Wozu dann der ganze Aufwand? Ganz einfach. Es Schorschla zitiert: „Ebenso wie viele Ökonomen plädieren die Autoren der Studie angesichts von Fachkräftemangel und finanzieller Belastung der Rentenkasse für eine weitere Erhöhung des Renteneintrittsalters über die 67 Jahre hinaus, die ab 2031 gelten soll“.
Dieser Satz erfüllt die Mission, die wohl schon von Anfang an feststand. „Macht den Deutschen bitte ein bisschen Lust auf das Arbeiten im Alter und bereitete Sie schonend darauf vor, dass ihre Rente eh nicht genügen wird“, mutmaßt es Schorschla. Und tatsächlich. Einige Sätze weiter steht zu lesen. „Daneben empfehlen sie (also das von der Vereinigung der bayerischen Wirtschaft finanzierte Roman Herzog Institut, Anm. vom Schorschla) der Bundesregierung, mehr Anreize für freiwilliges Arbeiten im Rentenalter zu setzen – selbst wenn es nur um Teilzeit geht“. Die sogenannten „silver worker“ könnten so den Fachkräftemangel zumindest teilweise ausgleichen.

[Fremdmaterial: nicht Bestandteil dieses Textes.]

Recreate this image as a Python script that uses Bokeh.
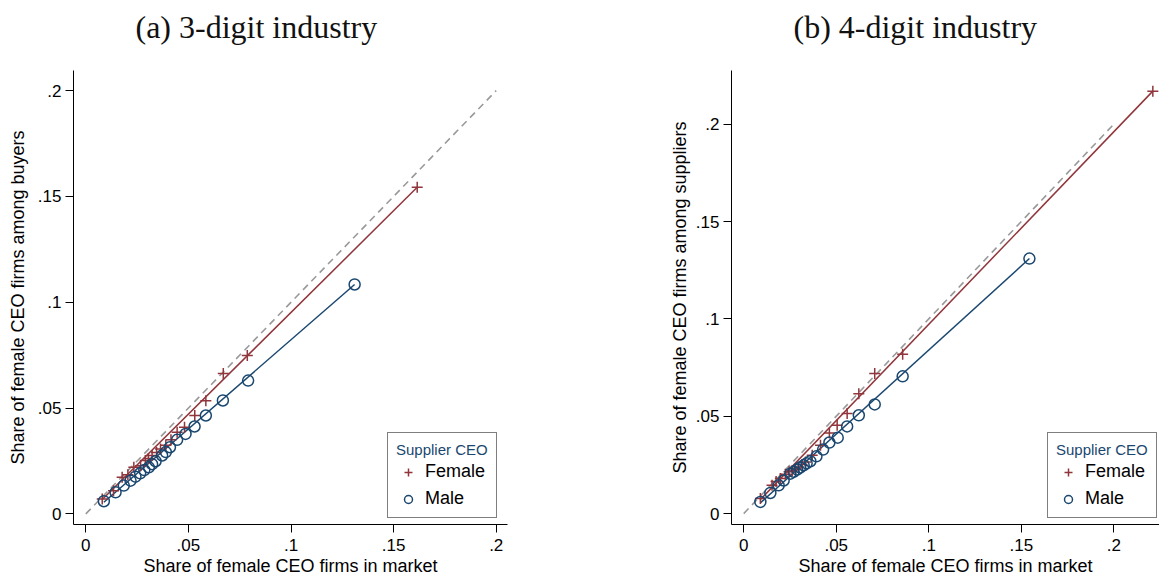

Die Studie schließt natürlich mit einem positiven Ausblick. In mehreren Ländern mit hohen Lebensarbeitszeiten – etwa in der Schweiz – sei die Lebenszufriedenheit nach Umfragen sehr hoch. „Länger und mehr arbeiten muss nicht zu einer schlechteren Work-Life-Balance und geringerer Lebenszufriedenheit führen“, erklärt RHI-Vorstandsvorsitzender Randolf Rodenstock. „Der Wunsch vieler Menschen, weniger zu arbeiten und früher in Rente zu gehen, passt nicht in die Zeit des demografischen Wandels.“ Punkt. Mission erfüllt. Deutschland zählt auf Euch, Ihr „silver worker“. Und denkt immer dran: Arbeit kann so glücklich machen!